Questionnée par le chef de l’opposition de gauche Julien Pradat, l’adjointe au maire Nedja Ben Mokhtar (déléguée à l’Égalité entre les femmes et les hommes, à la Lutte contre les discriminations et à l’Aide aux victimes) répondait, en substance, que la ville ne pouvait que constater l’abandon du projet par le département.
La ville d’Amiens était disposée à céder le terrain au conseil départemental, qui prévoyait d’y réaliser un mémorial. Mais ce dernier en a abandonné le projet, eu égard à son coût très élevé.
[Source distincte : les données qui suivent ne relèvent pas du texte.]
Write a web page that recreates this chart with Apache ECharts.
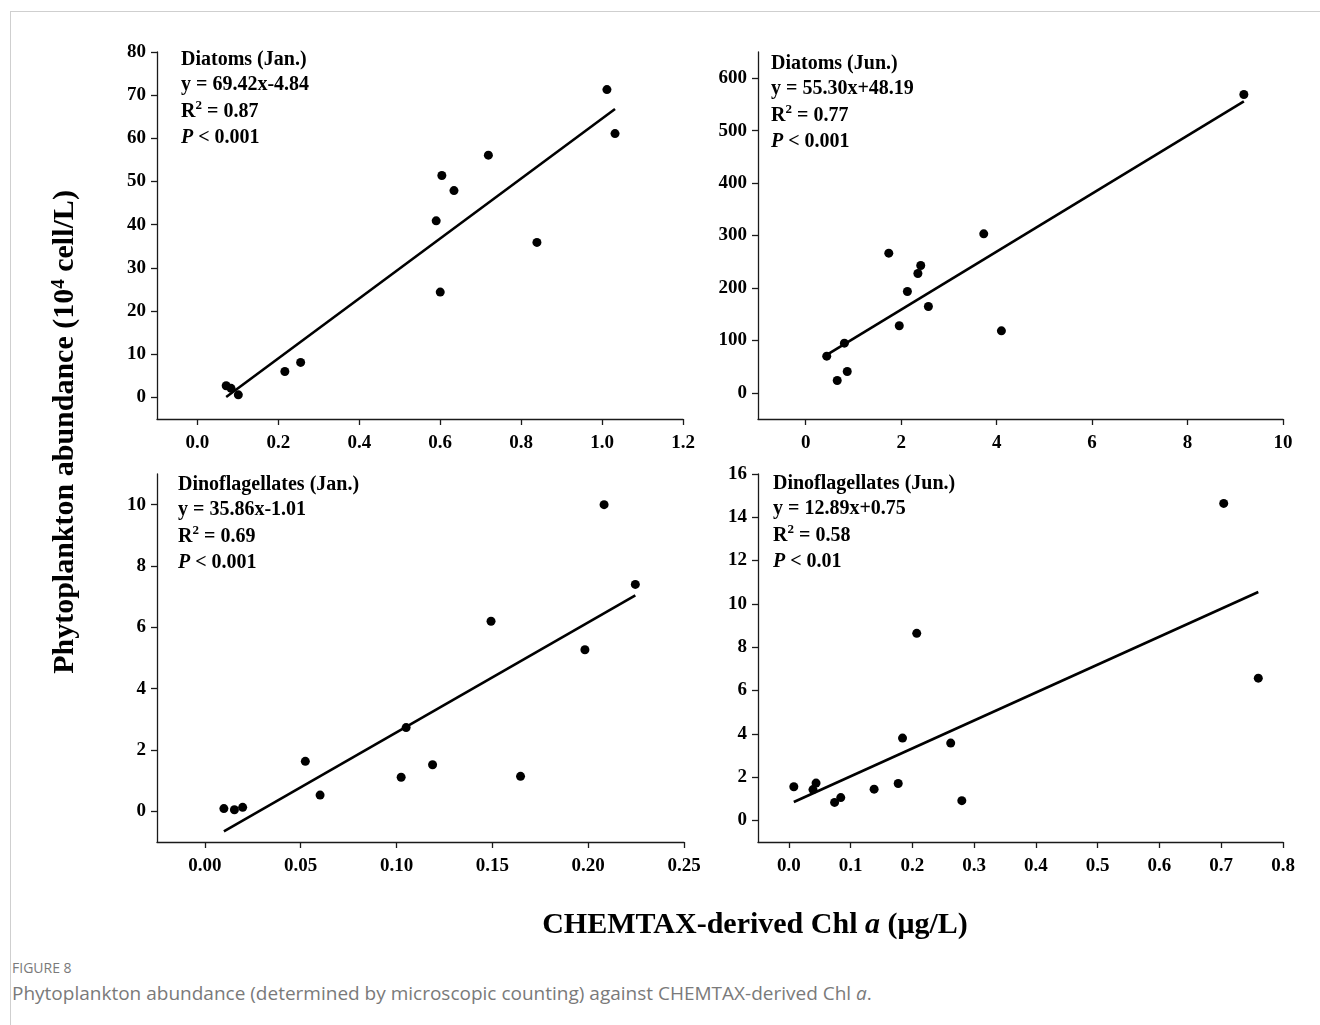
<!DOCTYPE html>
<html>
<head>
<meta charset="utf-8">
<script src="https://cdn.jsdelivr.net/npm/echarts@6/dist/echarts.min.js"></script>
<style>
  html, body { margin: 0; padding: 0; background: #fff; }
  #wrap { position: relative; width: 1320px; height: 1025px; overflow: hidden; }
  #frame { position: absolute; left: 10px; top: 11px; width: 1320px; height: 1100px;
           border-top: 1px solid #cfcfcf; border-left: 1px solid #cfcfcf; }
  #chart { position: absolute; left: 0; top: 0; width: 1320px; height: 940px; }
  .cap1 { position: absolute; left: 12px; top: 958px; font-family: 'Open Sans', sans-serif;
          font-size: 14px; color: #7a7a7a; }
  .cap2 { position: absolute; left: 12px; top: 980px; font-family: 'Open Sans', sans-serif;
          font-size: 19px; color: #7a7a7a; }
</style>
</head>
<body>
<div id="wrap">
  <div id="frame"></div>
  <div id="chart"></div>
  <div class="cap1">FIGURE 8</div>
  <div class="cap2">Phytoplankton abundance (determined by microscopic counting) against CHEMTAX-derived Chl <i>a</i>.</div>
</div>
<script>
// values
let diatJanX = [0.071, 0.083, 0.101, 0.216, 0.255, 0.590, 0.604, 0.634, 0.600, 0.719, 0.839, 1.012, 1.032];
let diatJanY = [2.7, 2.1, 0.6, 6.0, 8.1, 40.9, 51.4, 47.9, 24.4, 56.1, 35.9, 71.3, 61.1];
let diatJanFit = [[0.071, 0.09], [1.032, 66.80]];

let diatJunX = [0.44, 0.66, 0.81, 0.87, 1.74, 1.96, 2.13, 2.35, 2.41, 2.57, 3.73, 4.10, 9.18];
let diatJunY = [69.9, 23.5, 94.7, 40.7, 266.3, 127.8, 193.2, 227.5, 242.8, 164.6, 303.2, 118.2, 568.9];
let diatJunFit = [[0.44, 72.5], [9.18, 555.8]];

let dinoJanX = [0.0099, 0.0154, 0.0197, 0.0524, 0.0601, 0.1024, 0.1050, 0.1188, 0.1493, 0.1647, 0.1983, 0.2083, 0.2246];
let dinoJanY = [0.09, 0.05, 0.13, 1.63, 0.53, 1.11, 2.73, 1.52, 6.20, 1.14, 5.27, 10.0, 7.40];
let dinoJanFit = [[0.0099, -0.65], [0.2246, 7.04]];

let dinoJunX = [0.008, 0.039, 0.044, 0.074, 0.084, 0.138, 0.177, 0.184, 0.207, 0.262, 0.280, 0.704, 0.760];
let dinoJunY = [1.55, 1.42, 1.72, 0.83, 1.05, 1.44, 1.70, 3.80, 8.64, 3.57, 0.91, 14.64, 6.57];
let dinoJunFit = [[0.008, 0.85], [0.760, 10.55]];

// tick labels
let xTicks1 = [0, 0.2, 0.4, 0.6, 0.8, 1.0, 1.2];
let yTicks1 = [0, 10, 20, 30, 40, 50, 60, 70, 80];
let xTicks2 = [0, 2, 4, 6, 8, 10];
let yTicks2 = [0, 100, 200, 300, 400, 500, 600];
let xTicks3 = [0, 0.05, 0.10, 0.15, 0.20, 0.25];
let yTicks3 = [0, 2, 4, 6, 8, 10];
let xTicks4 = [0, 0.1, 0.2, 0.3, 0.4, 0.5, 0.6, 0.7, 0.8];
let yTicks4 = [0, 2, 4, 6, 8, 10, 12, 14, 16];

let panelTitles = ['Diatoms (Jan.)', 'Diatoms (Jun.)', 'Dinoflagellates (Jan.)', 'Dinoflagellates (Jun.)'];
let panelEqs = ['y = 69.42x-4.84', 'y = 55.30x+48.19', 'y = 35.86x-1.01', 'y = 12.89x+0.75'];
let panelR2 = ['0.87', '0.77', '0.69', '0.58'];
let panelP = ['< 0.001', '< 0.001', '< 0.001', '< 0.01'];

const SERIF = "'Liberation Serif', 'Times New Roman', serif";
const TXT = 'bold 20px ' + SERIF;

function pairs(xs, ys) {
  return xs.map((x, i) => [x, ys[i]]);
}

function xAxisOf(idx, min, max, ticks, digits) {
  return {
    type: 'value', gridIndex: idx, min: min, max: max,
    splitLine: { show: false },
    axisLine: { onZero: false, lineStyle: { color: '#1a1a1a', width: 1.3 } },
    axisTick: { customValues: ticks, length: 6, lineStyle: { color: '#1a1a1a', width: 1.3 } },
    axisLabel: {
      customValues: ticks, margin: 15,
      fontFamily: SERIF, fontWeight: 'bold', fontSize: 19, color: '#000',
      formatter: v => v.toFixed(digits)
    }
  };
}

function yAxisOf(idx, min, max, ticks) {
  return {
    type: 'value', gridIndex: idx, min: min, max: max,
    splitLine: { show: false },
    axisLine: { onZero: false, lineStyle: { color: '#1a1a1a', width: 1.3 } },
    axisTick: { customValues: ticks, length: 6, lineStyle: { color: '#1a1a1a', width: 1.3 } },
    axisLabel: {
      customValues: ticks, margin: 11,
      fontFamily: SERIF, fontWeight: 'bold', fontSize: 19, color: '#000',
      formatter: v => String(v)
    }
  };
}

function scatterOf(idx, data) {
  return {
    type: 'scatter', xAxisIndex: idx, yAxisIndex: idx, data: data,
    symbolSize: 9, itemStyle: { color: '#000', opacity: 1 }, silent: true
  };
}

function fitOf(idx, data) {
  return {
    type: 'line', xAxisIndex: idx, yAxisIndex: idx, data: data,
    symbol: 'none', lineStyle: { color: '#000', width: 2.6 }, silent: true
  };
}

function txt(x, y, s, font, extra) {
  return Object.assign({
    type: 'text', x: x, y: y,
    style: { text: s, fill: '#000', font: font, verticalAlign: 'middle' }
  }, extra || {});
}

// text block position for each panel: [left, first line centre]
let textPos = [[181, 60], [771, 64], [178, 485], [773, 484]];
let lineOff = [0, 25, 52, 78];

let graphics = [];
panelTitles.forEach((t, k) => {
  let x = textPos[k][0];
  let y0 = textPos[k][1];
  graphics.push(txt(x, y0 + lineOff[0], t, TXT));
  graphics.push(txt(x, y0 + lineOff[1], panelEqs[k], TXT));
  // R squared, superscript drawn as its own text
  graphics.push(txt(x, y0 + lineOff[2], 'R', TXT));
  graphics.push(txt(x + 14.5, y0 + lineOff[2] - 6, '2', 'bold 13px ' + SERIF));
  graphics.push(txt(x + 26, y0 + lineOff[2], '= ' + panelR2[k], TXT));
  graphics.push({
    type: 'text', x: x, y: y0 + lineOff[3],
    style: {
      text: '{i|P} ' + panelP[k], fill: '#000', font: TXT, verticalAlign: 'middle',
      rich: { i: { fontFamily: SERIF, fontWeight: 'bold', fontStyle: 'italic', fontSize: 20 } }
    }
  });
});

graphics.push({
  type: 'text', x: 755, y: 925,
  style: {
    text: 'CHEMTAX-derived Chl {ai|a} (μg/L)',
    fill: '#000', font: 'bold 30px ' + SERIF, align: 'center', verticalAlign: 'middle',
    rich: {
      ai: { fontFamily: SERIF, fontWeight: 'bold', fontStyle: 'italic', fontSize: 30 }
    }
  }
});

graphics.push({
  type: 'text', x: 65, y: 432, rotation: Math.PI / 2,
  style: {
    text: 'Phytoplankton abundance (10{s4|4} cell/L)',
    fill: '#000', font: 'bold 30px ' + SERIF, align: 'center', verticalAlign: 'middle',
    rich: {
      s4: { fontFamily: SERIF, fontWeight: 'bold', fontSize: 19, verticalAlign: 'top' }
    }
  }
});

let myChart = echarts.init(document.getElementById('chart'), null, { renderer: 'canvas' });

let option = {
  animation: false,
  backgroundColor: 'transparent',
  grid: [
    { left: 157, top: 52, width: 526, height: 367 },
    { left: 758, top: 52, width: 525, height: 367 },
    { left: 157, top: 474, width: 527, height: 368 },
    { left: 758, top: 474, width: 525, height: 368 }
  ],
  xAxis: [
    xAxisOf(0, -0.1, 1.2, xTicks1, 1),
    xAxisOf(1, -1, 10, xTicks2, 0),
    xAxisOf(2, -0.025, 0.25, xTicks3, 2),
    xAxisOf(3, -0.05, 0.8, xTicks4, 1)
  ],
  yAxis: [
    yAxisOf(0, -5, 80, yTicks1),
    yAxisOf(1, -50, 650, yTicks2),
    yAxisOf(2, -1, 11, yTicks3),
    yAxisOf(3, -1, 16, yTicks4)
  ],
  series: [
    fitOf(0, diatJanFit),
    scatterOf(0, pairs(diatJanX, diatJanY)),
    fitOf(1, diatJunFit),
    scatterOf(1, pairs(diatJunX, diatJunY)),
    fitOf(2, dinoJanFit),
    scatterOf(2, pairs(dinoJanX, dinoJanY)),
    fitOf(3, dinoJunFit),
    scatterOf(3, pairs(dinoJunX, dinoJunY))
  ],
  graphic: graphics
};

myChart.setOption(option);
</script>
</body>
</html>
Nedja Ben Mokhtar, 4e adjointe au maire d'Amiens
Dans sa réponse, Nedja Ben Mokhtar semble dédouaner le conseil départemental de la Somme, en évoquant un autre argument : "un projet de centre de mémoire est également envisagé et retenu par la mairie d’Abbeville".
Un musée, mais ailleurs
Effectivement inscrit au programme municipal de Pascal Demarthe, ce projet a été confié au directeur des archives municipales d’Abbeville.
Nous n’en sommes qu’aux prémices. Je ne sais pas du tout combien ça coûtera, on élabore à peine le comité scientifique et le comité de pilotage. Mais l’objectif est d’avoir un équipement structurant de transmission et d’explication de la Seconde Guerre mondiale.
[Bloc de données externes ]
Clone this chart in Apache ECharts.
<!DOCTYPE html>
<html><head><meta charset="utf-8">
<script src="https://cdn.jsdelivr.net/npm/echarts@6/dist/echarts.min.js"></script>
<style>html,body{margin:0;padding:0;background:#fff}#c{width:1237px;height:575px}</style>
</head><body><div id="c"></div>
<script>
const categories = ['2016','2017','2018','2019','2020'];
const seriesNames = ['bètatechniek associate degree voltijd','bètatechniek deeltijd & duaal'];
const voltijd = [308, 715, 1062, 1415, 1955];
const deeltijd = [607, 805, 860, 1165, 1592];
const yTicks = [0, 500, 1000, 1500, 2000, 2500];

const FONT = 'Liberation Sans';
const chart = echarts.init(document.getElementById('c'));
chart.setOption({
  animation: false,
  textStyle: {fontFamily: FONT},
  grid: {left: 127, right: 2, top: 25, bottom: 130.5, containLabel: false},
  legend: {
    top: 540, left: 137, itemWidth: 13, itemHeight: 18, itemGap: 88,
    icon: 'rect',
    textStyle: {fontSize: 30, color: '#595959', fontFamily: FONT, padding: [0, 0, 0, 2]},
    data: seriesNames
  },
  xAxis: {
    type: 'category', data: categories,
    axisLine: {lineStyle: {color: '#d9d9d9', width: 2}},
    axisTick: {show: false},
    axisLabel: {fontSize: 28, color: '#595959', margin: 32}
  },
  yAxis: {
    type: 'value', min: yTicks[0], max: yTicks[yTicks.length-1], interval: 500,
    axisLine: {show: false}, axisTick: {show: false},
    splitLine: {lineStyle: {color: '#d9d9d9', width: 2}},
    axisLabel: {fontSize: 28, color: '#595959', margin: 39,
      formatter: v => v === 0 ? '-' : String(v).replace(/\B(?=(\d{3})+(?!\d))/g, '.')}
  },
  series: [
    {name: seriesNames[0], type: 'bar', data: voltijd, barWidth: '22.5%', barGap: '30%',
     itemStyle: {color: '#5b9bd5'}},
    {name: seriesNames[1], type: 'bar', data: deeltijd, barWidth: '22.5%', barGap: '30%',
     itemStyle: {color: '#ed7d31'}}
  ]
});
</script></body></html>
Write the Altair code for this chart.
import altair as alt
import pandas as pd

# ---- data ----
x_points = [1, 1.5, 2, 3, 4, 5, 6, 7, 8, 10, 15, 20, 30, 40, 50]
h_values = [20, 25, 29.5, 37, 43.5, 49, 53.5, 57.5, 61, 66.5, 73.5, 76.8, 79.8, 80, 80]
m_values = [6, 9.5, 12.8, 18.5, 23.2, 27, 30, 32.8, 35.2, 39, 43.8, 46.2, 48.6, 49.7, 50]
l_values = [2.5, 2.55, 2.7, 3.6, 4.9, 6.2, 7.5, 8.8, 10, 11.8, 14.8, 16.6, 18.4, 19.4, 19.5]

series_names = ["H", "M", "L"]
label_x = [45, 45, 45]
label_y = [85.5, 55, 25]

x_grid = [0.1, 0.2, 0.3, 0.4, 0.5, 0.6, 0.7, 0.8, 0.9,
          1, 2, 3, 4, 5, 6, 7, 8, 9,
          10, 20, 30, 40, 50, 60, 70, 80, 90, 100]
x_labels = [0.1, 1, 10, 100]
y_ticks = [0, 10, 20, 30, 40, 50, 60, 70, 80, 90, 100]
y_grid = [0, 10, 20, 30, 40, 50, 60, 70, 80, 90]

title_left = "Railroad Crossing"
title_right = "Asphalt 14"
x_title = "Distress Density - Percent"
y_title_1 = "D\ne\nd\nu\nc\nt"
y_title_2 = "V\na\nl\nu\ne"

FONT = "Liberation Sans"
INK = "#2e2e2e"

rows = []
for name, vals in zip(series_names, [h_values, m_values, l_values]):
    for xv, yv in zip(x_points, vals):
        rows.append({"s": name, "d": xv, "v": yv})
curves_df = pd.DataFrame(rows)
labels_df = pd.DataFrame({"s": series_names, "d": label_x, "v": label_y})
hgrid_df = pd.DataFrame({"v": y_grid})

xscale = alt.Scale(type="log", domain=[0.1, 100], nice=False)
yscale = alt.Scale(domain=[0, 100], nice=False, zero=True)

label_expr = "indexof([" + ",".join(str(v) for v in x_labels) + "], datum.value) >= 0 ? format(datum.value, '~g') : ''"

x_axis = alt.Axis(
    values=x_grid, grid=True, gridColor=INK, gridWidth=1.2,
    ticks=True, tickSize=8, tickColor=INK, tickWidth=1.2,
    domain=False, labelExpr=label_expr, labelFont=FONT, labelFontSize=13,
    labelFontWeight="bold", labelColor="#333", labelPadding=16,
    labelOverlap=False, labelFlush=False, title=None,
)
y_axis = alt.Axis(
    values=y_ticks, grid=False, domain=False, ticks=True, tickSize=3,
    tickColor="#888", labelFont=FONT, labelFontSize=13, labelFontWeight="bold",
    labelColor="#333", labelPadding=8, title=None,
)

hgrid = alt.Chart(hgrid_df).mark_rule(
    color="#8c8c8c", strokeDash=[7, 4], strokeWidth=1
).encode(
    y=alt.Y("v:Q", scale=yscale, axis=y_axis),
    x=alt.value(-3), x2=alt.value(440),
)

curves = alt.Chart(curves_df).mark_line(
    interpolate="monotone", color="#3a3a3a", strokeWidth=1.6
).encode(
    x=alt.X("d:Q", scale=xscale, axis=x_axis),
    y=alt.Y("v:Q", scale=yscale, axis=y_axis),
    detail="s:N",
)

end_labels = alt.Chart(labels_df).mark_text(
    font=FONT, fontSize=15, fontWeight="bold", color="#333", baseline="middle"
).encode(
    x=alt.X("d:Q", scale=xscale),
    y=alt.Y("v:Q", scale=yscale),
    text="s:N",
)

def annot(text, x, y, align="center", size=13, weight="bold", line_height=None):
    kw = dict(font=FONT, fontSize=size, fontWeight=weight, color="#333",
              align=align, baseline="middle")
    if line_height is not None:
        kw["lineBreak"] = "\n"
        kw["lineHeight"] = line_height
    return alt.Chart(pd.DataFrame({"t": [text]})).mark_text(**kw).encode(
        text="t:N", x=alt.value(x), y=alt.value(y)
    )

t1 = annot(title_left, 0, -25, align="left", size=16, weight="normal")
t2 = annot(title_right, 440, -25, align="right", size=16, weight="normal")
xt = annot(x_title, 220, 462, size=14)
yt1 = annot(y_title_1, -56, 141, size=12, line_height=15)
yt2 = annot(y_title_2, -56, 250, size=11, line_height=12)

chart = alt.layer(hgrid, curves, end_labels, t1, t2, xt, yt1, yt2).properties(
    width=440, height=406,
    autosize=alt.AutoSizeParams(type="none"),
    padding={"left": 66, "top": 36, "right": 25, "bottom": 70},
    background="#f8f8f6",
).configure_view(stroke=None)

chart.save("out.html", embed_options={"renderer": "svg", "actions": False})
Éric Berriahi, directeur du projet de centre de mémoire à Abbeville
Le site mémoriel s’appuierait notamment sur la Bataille d’Abbeville, où un certain colonel de Gaulle s’était fait connaître en repoussant pendant quelques jours l’armée allemande, fin mai 1940. En trois semaines, il allait être nommé général, intégrer le gouvernement, le quitter, et appeler à la résistance le 18 juin.
Une page d’histoire éminente pour la région comme pour la France, qu’il paraît délicat de placer en concurrence avec le poteau des fusillés d’Amiens. L’association a-t-elle vocation à intégrer l’aventure abbevilloise ? "Aucun commentaire, ils n’ont pas pris contact, je ne les connais même pas", constate Éric Berriahi.
L'espoir reste permis pour le projet amiénois, mais en l'état, il semble donc bien parti pour rester dans son impasse.